We recommend using a clean distribution of Raspbian on an (at least) 16GB SD card. There are boundless support documents online to guide you through the Raspbian setup process.
Once you're ready to install CloudSpeech, continue below:

Installing the Dependencies

sudo apt-get install git
cd
git clone https://github.com/geoffmomin/aiyprojects-raspbian.git AIY-projects-python

Now setup the services:

cd ~/AIY-projects-python
scripts/install-deps.sh
sudo scripts/install-services.sh

Configuring the VoiceHAT driver

To use voiceHAT, you need to make sure you're using the latest Raspbian kernel. Then, you can configure ALSA:

sudo scripts/configure-driver.sh
sudo reboot

After the reboot, run:

cd ~/AIY-projects-python
sudo scripts/install-alsa-config.sh
python3 checkpoints/check_audio.py
sudo reboot

Now get your Google Cloud Platform Credentials

You can find a great guide to set up your credentials over here: https://cloud.google.com/docs/authentication/

Time to Code!

We are going to use python version 3.X to develop this program.

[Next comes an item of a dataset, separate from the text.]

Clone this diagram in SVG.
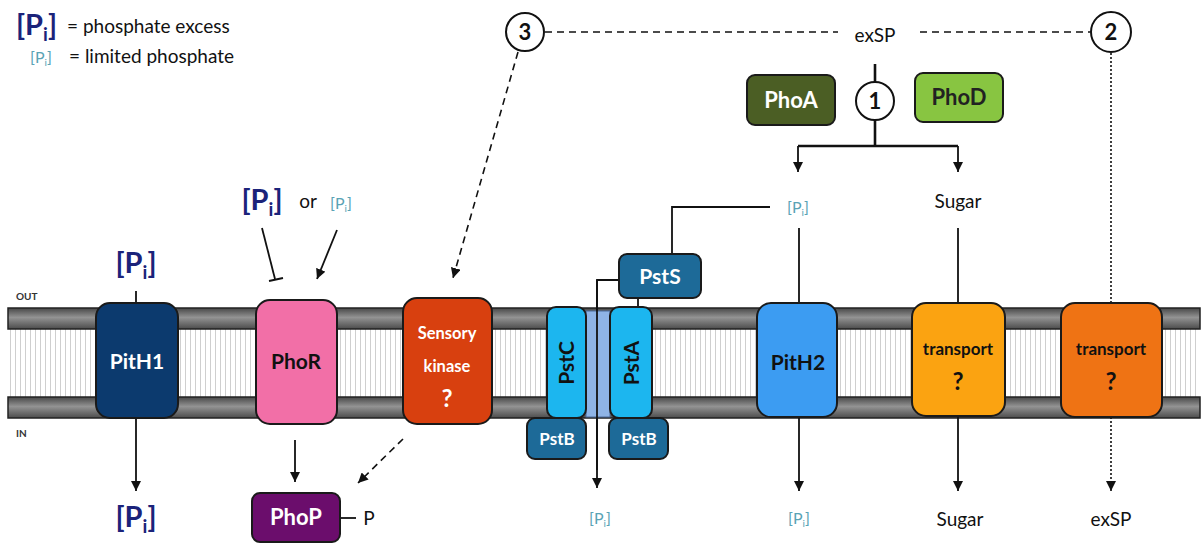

Make sure you're running the latest version of python. You can check by running "python -v" (without quotes) in terminal.

Import all dependencies


In [ ]:
import aiy.audio
import aiy.cloudspeech
import aiy.voicehat
import serial

ser = serial.Serial('/dev/ttyUSB0',9600)

The above modules activate the microphone, calls the CloudSpeech API, and activates the VoiceHAT driver. Now you can define the main function.


In [ ]:
def main():
    recognizer = aiy.cloudspeech.get_recognizer()
    recognizer.expect_phrase("move forward")
    recognizer.expect_phrase("move backwards")
    recognizer.expect_phrase("stop")
    
    button = aiy.voicehat.get_button()
    led = aiy.voicehat.get_led()
    aiy.audio.get_recorder().start()
    
    while True:
        print("Please press the button and speak")
        button.wait_for_press()
        print("Listening")
        text = recognizer.recognize()
        if not text:
            print("Sorry, I did not understand that")
        else:
            print("You said: ", text)
            if 'move forward' in text:
                ser.write("F")
            elif 'move backwards' in text:
                ser.write("B")
            elif 'stop' in text:
                ser.write("X")
            elif 'goodbye' in text:
                break

if __name__ == '__main__'
    main()